4) Provide employee assistance
A crucial component of any organisation’s drug-safe workplace program are Employee Assistance Programs (EAPs), which are typically created to help address and resolve work performance issues brought on by substance abuse and other personal problems. EAPs should offer short-term counselling and referrals, as well as more services related to alcohol and drugs, such as supervisor training and employee education, which will be quite beneficial to employees and the organisation alike.
In the EAP, employers have a vehicle for demonstrating how much they value and respect the members of their workforce, regardless of how troubled they are. EAPs accommodate workers with issues, which is undoubtedly a much better route to take than termination or dismissal, as it shows the employer has clearly made an effort to help their employees in dire circumstances.

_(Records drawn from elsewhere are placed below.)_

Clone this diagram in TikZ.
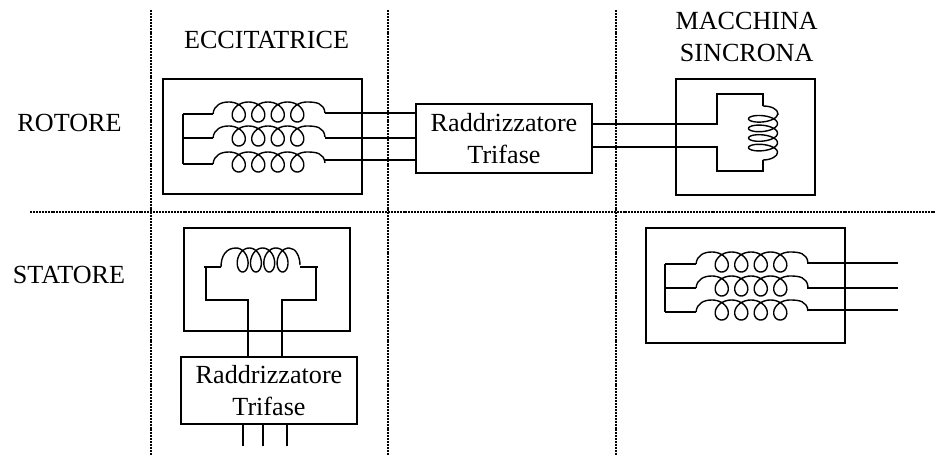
\documentclass[tikz,border=0pt]{standalone}
\usepackage{fontspec}
\setmainfont{Liberation Serif}
\tikzset{
  x=0.75pt,y=-0.75pt,
  wire/.style={draw=black,line width=1.25pt},
  frame/.style={draw=black,line width=1.25pt,minimum width=#1,inner sep=0pt},
  lab/.style={font=\fontsize{19.6}{23.5}\selectfont,align=center,inner sep=0pt},
  sep/.style={draw=black,line width=1.8pt,dash pattern=on 1.5pt off 0.7pt},
  coilh/.pic={
    \draw[black,line width=1.05pt] (0,0) .. controls (1,-9) and (8,-12) .. (16,-12)
      -- plot[domain=0:1440,samples=145,smooth] ({16+\x/360*19.5+11*sin(\x)},{-2-10*cos(\x)})
      .. controls (103,-12) and (111,-11) .. (112,-1);
  },
  coils/.pic={
    \draw[black,line width=1.05pt] (0,0) .. controls (0,-11) and (5,-19) .. (15,-19)
      -- plot[domain=0:1440,samples=145,smooth] ({15+\x/360*13.3+8.5*sin(\x)},{-7-12*cos(\x)})
      .. controls (75,-19) and (79,-10) .. (79,-2);
  },
  coilv/.pic={
    \draw[black,line width=1.05pt] (0,0) .. controls (8,0) and (15,3) .. (15,8)
      -- plot[domain=0:1440,samples=145,smooth] ({14.5*cos(\x)},{8+\x/360*9.6+5.5*sin(\x)})
      .. controls (15,50) and (8,54) .. (0,54);
  }
}
\begin{document}
\begin{tikzpicture}
\useasboundingbox (0,0) rectangle (935,456);
% separators
\coordinate (v1t) at (151,10); \coordinate (v1b) at (151,456);
\coordinate (v2t) at (388,10); \coordinate (v2b) at (388,456);
\coordinate (v3t) at (616,10); \coordinate (v3b) at (616,456);
\coordinate (hl) at (30,212); \coordinate (hr) at (935,212);
\draw[sep] (v1t)--(v1b); \draw[sep] (v2t)--(v2b); \draw[sep] (v3t)--(v3b); \draw[sep] (hl)--(hr);
% labels
\node[lab,anchor=base] (lecc) at (266.5,49) {ECCITATRICE};
\node[lab] (lmac) at (746.7,37) {MACCHINA\\SINCRONA};
\node[lab,anchor=base] (lrot) at (69.5,132) {ROTORE};
\node[lab,anchor=base] (lsta) at (69,283) {STATORE};
% boxes
\node[frame=149.25pt,minimum height=86.25pt] (b1) at (262.5,136.5) {};
\node[frame=132pt,minimum height=51.75pt,lab] (r1) at (504,138.5) {Raddrizzatore\\Trifase};
\node[frame=104.25pt,minimum height=87pt] (b2) at (745.5,137) {};
\node[frame=124.5pt,minimum height=77.25pt] (b3) at (267,279.5) {};
\node[frame=132pt,minimum height=50.25pt,lab] (r2) at (269,390.5) {Raddrizzatore\\Trifase};
\node[frame=149.25pt,minimum height=86.25pt] (b4) at (745.5,285.5) {};
% rotor exciter
\coordinate (a1) at (213,114); \coordinate (a2) at (213,138); \coordinate (a3) at (213,164);
\coordinate (a1e) at (325,113); \coordinate (a2e) at (325,138); \coordinate (a3e) at (325,160);
\coordinate (bus1) at (183,114); \coordinate (bus2) at (183,138); \coordinate (bus3) at (183,164);
\pic at (a1) {coilh}; \pic at (a2) {coilh}; \pic at (a3) {coilh};
\draw[wire] (bus1)--(bus3); \draw[wire] (bus1)--(a1); \draw[wire] (bus2)--(a2); \draw[wire] (bus3)--(a3);
\draw[wire] (a1e)--(r1.west |- a1e); \draw[wire] (a2e)--(r1.west |- a2e); \draw[wire] (a3e)--(r1.west |- a3e);
% synchronous rotor
\coordinate (f1) at (717,124); \coordinate (f2) at (717,147);
\coordinate (ft) at (717,94); \coordinate (fb) at (717,171);
\coordinate (ct) at (763,94); \coordinate (cb) at (763,171);
\coordinate (c1) at (763,106); \coordinate (c2) at (763,160);
\pic at (c1) {coilv};
\draw[wire] (r1.east |- f1)--(f1)--(ft)--(ct)--(c1);
\draw[wire] (r1.east |- f2)--(f2)--(fb)--(cb)--(c2);
% exciter stator
\coordinate (s1) at (221,267); \coordinate (s2) at (300,265);
\coordinate (s1l) at (204,267); \coordinate (s2r) at (318,267);
\coordinate (s1c) at (206,267); \coordinate (s2c) at (316,267);
\coordinate (s1d) at (206,300); \coordinate (s2d) at (316,300);
\coordinate (s1t) at (248,300); \coordinate (s2t) at (282,300);
\pic at (s1) {coils};
\draw[wire] (s1l)--(s1);
\draw[wire] (s2r)--(s2 |- s2r);
\draw[wire] (s1c)--(s1d)--(s1t)--(s1t |- r2.north);
\draw[wire] (s2c)--(s2d)--(s2t)--(s2t |- r2.north);
\coordinate (t1) at (243,446); \coordinate (t2) at (263,446); \coordinate (t3) at (287,446);
\draw[wire] (t1 |- r2.south)--(t1); \draw[wire] (t2 |- r2.south)--(t2); \draw[wire] (t3 |- r2.south)--(t3);
% synchronous stator
\coordinate (g1) at (696,264); \coordinate (g2) at (696,288); \coordinate (g3) at (696,312);
\coordinate (g1e) at (807,263); \coordinate (g2e) at (807,288); \coordinate (g3e) at (807,310);
\coordinate (h1) at (665,264); \coordinate (h2) at (665,288); \coordinate (h3) at (665,312);
\coordinate (o1) at (898,263); \coordinate (o2) at (898,288); \coordinate (o3) at (898,310);
\pic at (g1) {coilh}; \pic at (g2) {coilh}; \pic at (g3) {coilh};
\draw[wire] (h1)--(h3); \draw[wire] (h1)--(g1); \draw[wire] (h2)--(g2); \draw[wire] (h3)--(g3);
\draw[wire] (g1e)--(o1); \draw[wire] (g2e)--(o2); \draw[wire] (g3e)--(o3);
\end{tikzpicture}
\end{document}
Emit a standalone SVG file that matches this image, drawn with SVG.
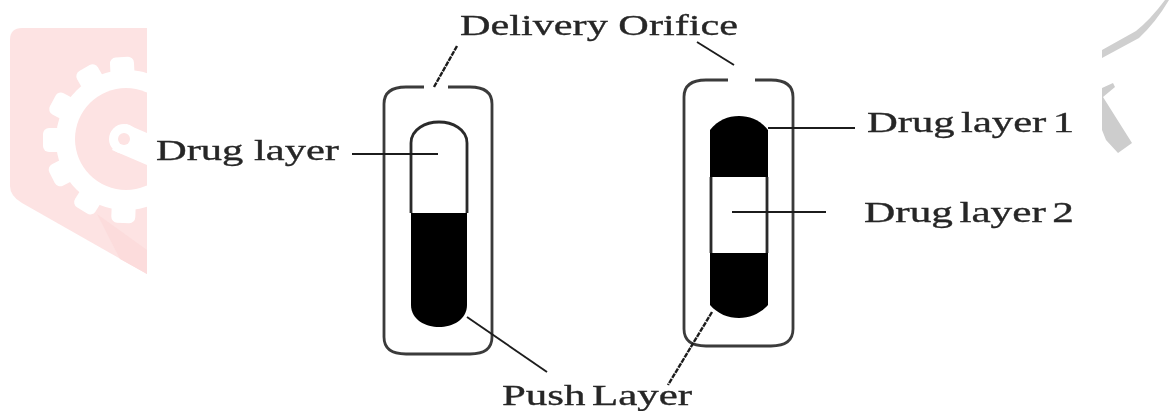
<svg xmlns="http://www.w3.org/2000/svg" width="1176" height="411" viewBox="0 0 1176 411">
<style>
.o{fill:none;stroke:#3a3a3a;stroke-width:2.8}
.i{fill:none;stroke:#2a2a2a;stroke-width:2.8}
.b{fill:#000}
.l{fill:none;stroke:#1c1c1c;stroke-width:1.9}
.d{stroke-dasharray:5 1;stroke-width:2.4}
text{font-family:"Liberation Serif","Times New Roman",serif;font-size:30px;fill:#262626;stroke:#262626;stroke-width:.35}
.t{word-spacing:-3px}
.w{fill:#fff}
.p{fill:#fde3e3}
</style>
<defs>
<clipPath id="wm"><rect x="0" y="0" width="147" height="411"/></clipPath>
<filter id="soft" x="-5%" y="-5%" width="110%" height="110%"><feGaussianBlur stdDeviation="0.55"/></filter>
<rect id="tooth" x="114" y="57" width="24" height="30" rx="6"/>
</defs>
<rect width="1176" height="411" fill="#fff"/>
<g id="watermark">
<g clip-path="url(#wm)">
<path class="p" d="M22 28H147V274L22 203Q10 196 10 186V40Q10 28 22 28Z"/>
<path d="M97 214L147 250V274L120 259Z" fill="#fcdcdc"/>
<circle class="w" cx="126" cy="140" r="70"/>
<g class="w">
<use href="#tooth" transform="rotate(-3 126 140)"/>
<use href="#tooth" transform="rotate(-30 126 140)"/>
<use href="#tooth" transform="rotate(-62 126 140)"/>
<use href="#tooth" transform="rotate(-90 126 140)"/>
<use href="#tooth" transform="rotate(-117 126 140)"/>
<use href="#tooth" transform="rotate(-148 126 140)"/>
<use href="#tooth" transform="rotate(-178 126 140)"/>
</g>
<circle class="p" cx="126" cy="139" r="51"/>
<path class="w" d="M112 150L147 165V133L126 124Z"/>
<circle class="w" cx="124" cy="139" r="15"/>
<circle class="p" cx="124" cy="139" r="6"/>
</g>
<path d="M1165 0Q1150 20 1136 31L1102 50V58L1139 38Q1156 22 1169 0Z" fill="#cfcfcf"/>
<path d="M1102 88L1113 83L1115 87L1103 97L1132 143L1118 153L1106 140L1102 130Z" fill="#cdcdcd"/>
</g>
<g filter="url(#soft)">
<g id="capsule-left">
<path class="o" d="M424 87H406Q384 87 384 104V337Q384 354 406 354H470Q492 354 492 337V104Q492 87 470 87H448"/>
<path class="b" d="M411 213H467V305C467 320 452 327 439 327C426 327 411 320 411 305Z"/>
<path class="i" d="M411 213V143C411 129 426 122 439 122C452 122 467 129 467 143V213"/>
</g>
<g id="capsule-right">
<path class="o" d="M728 80H706Q684 80 684 97V329Q684 346 706 346H771Q793 346 793 329V97Q793 80 771 80H755"/>
<path class="b" d="M710 177V130C718 120 728 116 739 116C750 116 760 120 768 130V177Z"/>
<path class="i" d="M711 177V253M767 177V253"/>
<path class="b" d="M710 253H768V305C760 314 750 318 739 318C728 318 718 314 710 305Z"/>
</g>
<g id="connectors">
<path class="l d" d="M457 46L434 87"/>
<path class="l" d="M697 42L734 65"/>
<path class="l" d="M352 154H438"/>
<path class="l" d="M768 128H855"/>
<path class="l" d="M732 212H826"/>
<path class="l" d="M467 317L547 372"/>
<path class="l d" d="M712 312L668 385"/>
</g>
<g id="labels">
<text x="460" y="35" textLength="278" lengthAdjust="spacingAndGlyphs">Delivery Orifice</text>
<text x="156" y="160" textLength="183" lengthAdjust="spacingAndGlyphs">Drug layer</text>
<text class="t" x="867" y="132" textLength="207" lengthAdjust="spacingAndGlyphs">Drug layer 1</text>
<text class="t" x="864" y="222" textLength="210" lengthAdjust="spacingAndGlyphs">Drug layer 2</text>
<text class="t" x="502" y="405" textLength="190" lengthAdjust="spacingAndGlyphs">Push Layer</text>
</g>
</g>
</svg>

5) Implement alcohol and drug testing
Of all components of a drug-safe workplace program, it’s the testing for alcohol and drugs that is proving to be a bit tricky. In many cases, drug testing in the workplace could come into conflict with laws that guarantee an individual’s right to privacy, among other things. That is why employers must be familiar with existing local, state, and federal laws that may have an impact on the way drug and alcohol testing in the workplace is. Seeking legal opinion before the implementation of any drug testing program is strongly recommended.
In any case, employers should take a number of factors into consideration before they develop drug and alcohol testing policies and make drug testing a part of their drug-safe workplace program. The persons to be tested, for one, should be explicitly made clear, whether it’s all employees or just those working safety-sensitive jobs.
The timing of the tests should also be clearly stated. The employees need to know whether the tests will be done pre-employment, at random, or upon reasonable suspicion, among others.
In addition, the employer should inform everyone which drugs they will be tested for. Usually, government agencies test for marijuana, opiates, amphetamines, cocaine, and PCP, but the employer can opt to include alcohol, prescription drugs, and other substances.
An effective drug testing policy also needs to indicate how the on-site drug testing is to be conducted. It could be through a urinalysis, hair test, blood tests, sweat patches, and a number of other testing modes. However, as previously stated, there may be laws that dictate the types of testing modes employers may and may not use on employees, so it bears repeating that employers should have legal counsel first before moving forward with the drug testing.